### [REQUIRED WORK]
Pull out from the material below all lines with "chart".
START
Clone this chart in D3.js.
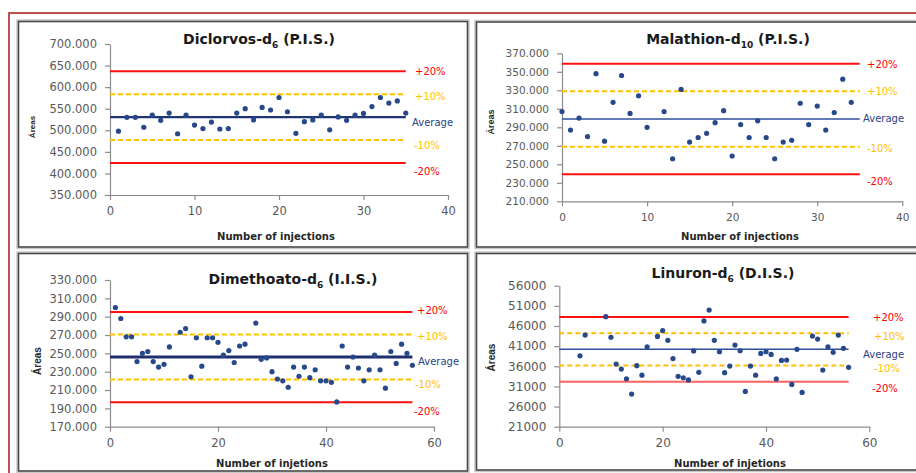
<!DOCTYPE html>
<html>
<head>
<meta charset="utf-8">
<script src="https://cdn.jsdelivr.net/npm/d3@7"></script>
<style>
  body { margin: 0; background: #fff; }
  svg { display: block; }
</style>
</head>
<body>
<svg id="chart" width="916" height="473"></svg>
<script>
// ---- Diclorvos-d6 (P.I.S.) ----
const dicInj = [1,2,3,4,5,6,7,8,9,10,11,12,13,14,15,16,17,18,19,20,21,22,23,24,25,26,27,28,29,30,31,32,33,34,35];
const dicAreas = [498000,530000,530000,507000,535000,523000,540000,492000,535000,512000,504000,519000,503000,504000,540000,
  550000,524000,553000,547000,576000,543000,493000,520000,524000,535000,501000,531000,523000,535000,539000,555000,576000,563000,568000,540000];
const dicAverage = 530500;
const dicYTicks = [350000,400000,450000,500000,550000,600000,650000,700000];

// ---- Malathion-d10 (P.I.S.) ----
const malInj = [0,1,2,3,4,5,6,7,8,9,10,12,13,14,15,16,17,18,19,20,21,22,23,24,25,26,27,28,29,30,31,32,33,34];
const malAreas = [307000,287000,300000,280000,348000,275000,317000,346000,305000,324000,290000,307000,256000,331000,274000,279000,
  283500,295000,308000,259000,293000,279000,297000,279000,256000,274000,276000,316000,293000,313000,287000,306000,342000,317000];
const malAverage = 299000;
const malYTicks = [210000,230000,250000,270000,290000,310000,330000,350000,370000];

// ---- Dimethoato-d6 (I.I.S.) ----
const dimInj = [1,2,3,4,5,6,7,8,9,10,11,13,14,15,16,17,18,19,20,21,22,23,24,25,27,28,29,30,31,32,33,34,35,36,37,38,39,40,
  41,42,43,44,45,46,47,48,49,50,51,52,53,54,55,56];
const dimAreas = [300000,288000,268000,268000,241000,250000,252000,241000,235000,238000,257000,273000,277000,224500,267000,236000,
  267000,267000,262000,248000,253000,240000,258000,260000,283000,243500,245000,230000,222000,220000,213000,235000,225000,235000,
  223500,232000,220000,220000,218400,197000,258000,235000,246000,234000,220000,232000,248000,232000,212000,252000,239000,260000,250000,237000];
const dimAverage = 246000;
const dimYTicks = [170000,190000,210000,230000,250000,270000,290000,310000,330000];

// ---- Linuron-d6 (D.I.S.) ----
const linInj = [4,5,9,10,11,12,13,14,15,16,17,19,20,21,22,23,24,25,26,27,28,29,30,31,32,33,34,35,36,37,38,39,40,41,42,43,44,
  45,46,47,49,50,51,52,53,54,55,56];
const linAreas = [38600,43750,48300,43200,36550,35300,32900,29100,36150,33800,40850,43400,44850,42450,37900,33500,33150,32600,
  39800,34500,47250,49950,42450,39600,34400,36050,41250,39850,29750,36050,33800,39200,39600,38950,32850,37450,37550,31500,40200,
  29500,43500,42750,35050,40850,39450,43750,40450,35750];
const linAverage = 40200;
const linYTicks = [21000,26000,31000,36000,41000,46000,51000,56000];

// shared
const xTicks40 = [0,10,20,30,40];
const xTicks60 = [0,20,40,60];
const refFactors = [1.2, 1.1, 1.0, 0.9, 0.8];
const refLabels = ["+20%", "+10%", "Average", "-10%", "-20%"];

const esLocale = d3.formatLocale({decimal: ",", thousands: ".", grouping: [3], currency: ["", ""]});
const fmtThousands = esLocale.format(",.0f");
const fmtPlain = d3.format("d");

const RED = "#ff1010", GOLD = "#ffc000", NAVY = "#1f3470", DOT = "#27498c", AXIS = "#8c8c8c", TICKTXT = "#595959";

const panels = [
  { title: "Diclorvos-d", sub: "6", tail: " (P.I.S.)", titleX: 259, titleY: 44,
    xs: dicInj, ys: dicAreas, avg: dicAverage, lineEnd: 35,
    xDomain: [0, 40], xTicks: xTicks40, yDomain: [350000, 700000], yTicks: dicYTicks, fmt: fmtThousands, tickFont: 11.5,
    frame: {x: 18.5, y: 21.5, w: 449, h: 225.5},
    plot: {left: 110, right: 448, top: 44, bottom: 195},
    xTitle: "Number of injections", xTitleX: 276, xTitleY: 240,
    yTitleX: 32, yTitleY: 127, yTitleSize: 8,
    avgWidth: 2.2, avgColor: "#1f3470",
    labelX: [415, 415, 412, 414, 414], labelDy: [0, 2, 5, 5, 9], redColors: [RED, RED] },
  { title: "Malathion-d", sub: "10", tail: " (P.I.S.)", titleX: 728, titleY: 44,
    xs: malInj, ys: malAreas, avg: malAverage, lineEnd: 35,
    xDomain: [0, 40], xTicks: xTicks40, yDomain: [210000, 370000], yTicks: malYTicks, fmt: fmtThousands, tickFont: 10.5,
    frame: {x: 476.5, y: 22, w: 460, h: 225},
    plot: {left: 562, right: 902.3, top: 53.3, bottom: 201.3},
    xTitle: "Number of injections", xTitleX: 740, xTitleY: 240,
    yTitleX: 491, yTitleY: 122, yTitleSize: 9,
    avgWidth: 1.5, avgColor: "#2f4f9c",
    labelX: [867, 867, 863, 867, 867], labelDy: [1, 0, 0, 2, 7], redColors: [RED, RED] },
  { title: "Dimethoato-d", sub: "6", tail: " (I.I.S.)", titleX: 293, titleY: 284,
    xs: dimInj, ys: dimAreas, avg: dimAverage, lineEnd: 56,
    xDomain: [0, 60], xTicks: xTicks60, yDomain: [170000, 330000], yTicks: dimYTicks, fmt: fmtThousands, tickFont: 11.5,
    frame: {x: 18.5, y: 253.5, w: 449, h: 217.5},
    plot: {left: 110, right: 434, top: 280, bottom: 426.7},
    xTitle: "Number of injetions", xTitleX: 272, xTitleY: 466.5,
    yTitleX: 37, yTitleY: 361, yTitleSize: 10,
    avgWidth: 3, avgColor: "#1f2f6e",
    labelX: [417, 417, 418, 415, 414], labelDy: [-1.5, 2, 4, 5, 9], redColors: [RED, RED] },
  { title: "Linuron-d", sub: "6", tail: " (D.I.S.)", titleX: 723, titleY: 278,
    xs: linInj, ys: linAreas, avg: linAverage, lineEnd: 56,
    xDomain: [0, 60], xTicks: xTicks60, yDomain: [21000, 56000], yTicks: linYTicks, fmt: fmtPlain, tickFont: 12,
    frame: {x: 476.5, y: 253.5, w: 460, h: 216.5},
    plot: {left: 559.3, right: 869.3, top: 285.7, bottom: 426.7},
    xTitle: "Number of injetions", xTitleX: 730, xTitleY: 467,
    yTitleX: 491.5, yTitleY: 357.5, yTitleSize: 10,
    avgWidth: 1.5, avgColor: "#2f4f9c",
    labelX: [873, 874, 863, 874, 872], labelDy: [1, 3, 5, 3, 7], redColors: [RED, "#ff6060"] }
];

const svg = d3.select("#chart");

// outer page frame
svg.append("rect")
  .attr("x", 9).attr("y", 13).attr("width", 940).attr("height", 480)
  .attr("fill", "none").attr("stroke", "#c0504d").attr("stroke-width", 2);

panels.forEach(p => {
  const g = svg.append("g");

  // panel frame: soft grey halo with a dark line on it
  g.append("rect")
    .attr("x", p.frame.x - 1.5).attr("y", p.frame.y - 1.5)
    .attr("width", p.frame.w + 3).attr("height", p.frame.h + 3)
    .attr("fill", "none").attr("stroke", "#c8c8c8").attr("stroke-width", 1.5);
  g.append("rect")
    .attr("x", p.frame.x).attr("y", p.frame.y)
    .attr("width", p.frame.w).attr("height", p.frame.h)
    .attr("fill", "#fff").attr("stroke", "#474747").attr("stroke-width", 1.6);

  const x = d3.scaleLinear().domain(p.xDomain).range([p.plot.left, p.plot.right]);
  const y = d3.scaleLinear().domain(p.yDomain).range([p.plot.bottom, p.plot.top]);

  // axes
  const gx = g.append("g")
    .attr("transform", `translate(0,${p.plot.bottom})`)
    .call(d3.axisBottom(x).tickValues(p.xTicks).tickFormat(fmtPlain)
      .tickSize(5).tickSizeOuter(0).tickPadding(7));
  const gy = g.append("g")
    .attr("transform", `translate(${p.plot.left},0)`)
    .call(d3.axisLeft(y).tickValues(p.yTicks).tickFormat(p.fmt)
      .tickSize(5).tickSizeOuter(0).tickPadding(8));
  [gx, gy].forEach(a => {
    a.select(".domain").attr("stroke", AXIS).attr("stroke-width", 1.2);
    a.selectAll(".tick line").attr("stroke", AXIS).attr("stroke-width", 1.2);
    a.selectAll(".tick text")
      .attr("fill", TICKTXT)
      .attr("font-family", "DejaVu Sans, sans-serif")
      .attr("font-size", p.tickFont);
  });

  // control lines: ±20 % (solid red), ±10 % (dashed gold), average (navy)
  const x0 = x(0), x1 = x(p.lineEnd);
  refFactors.forEach((f, i) => {
    const yy = y(p.avg * f);
    const line = g.append("line")
      .attr("x1", x0).attr("x2", x1).attr("y1", yy).attr("y2", yy);
    if (i === 0 || i === 4) {
      line.attr("stroke", i === 0 ? p.redColors[0] : p.redColors[1]).attr("stroke-width", 2);
    } else if (i === 2) {
      line.attr("stroke", p.avgColor).attr("stroke-width", p.avgWidth);
    } else {
      line.attr("stroke", GOLD).attr("stroke-width", 2).attr("stroke-dasharray", "5,3");
    }
    g.append("text")
      .attr("x", p.labelX[i]).attr("y", yy + p.labelDy[i])
      .attr("dominant-baseline", "central")
      .attr("font-family", "DejaVu Sans, sans-serif")
      .attr("font-size", 10)
      .attr("fill", i === 2 ? "#2a3f86" : (i === 0 || i === 4 ? "#ff0000" : GOLD))
      .text(refLabels[i]);
  });

  // injections
  g.append("g").selectAll("circle")
    .data(p.xs.map((v, i) => [v, p.ys[i]]))
    .join("circle")
    .attr("cx", d => x(d[0])).attr("cy", d => y(d[1]))
    .attr("r", 2.6).attr("fill", DOT);

  // title with subscript
  const t = g.append("text")
    .attr("x", p.titleX).attr("y", p.titleY)
    .attr("text-anchor", "middle")
    .attr("font-family", "DejaVu Sans, sans-serif")
    .attr("font-weight", "bold").attr("font-size", 14)
    .attr("fill", "#1a1a1a");
  t.append("tspan").text(p.title);
  t.append("tspan").attr("font-size", 9).attr("dy", 4).text(p.sub);
  t.append("tspan").attr("dy", -4).text(p.tail);

  // axis titles
  g.append("text")
    .attr("x", p.xTitleX).attr("y", p.xTitleY)
    .attr("text-anchor", "middle")
    .attr("font-family", "DejaVu Sans, sans-serif")
    .attr("font-weight", "bold").attr("font-size", 10)
    .attr("fill", "#262626")
    .text(p.xTitle);
  g.append("text")
    .attr("transform", `translate(${p.yTitleX},${p.yTitleY}) rotate(-90)`)
    .attr("text-anchor", "middle").attr("dominant-baseline", "central")
    .attr("font-family", "Liberation Sans, Arial, sans-serif")
    .attr("font-weight", "bold").attr("font-size", p.yTitleSize)
    .attr("fill", "#262626")
    .text("Áreas");
});
</script>
</body>
</html>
END
### [SOLUTION FOR THIS EXERCISE]
Clone this chart in D3.js.
<svg id="chart" width="916" height="473"></svg>
const svg = d3.select("#chart");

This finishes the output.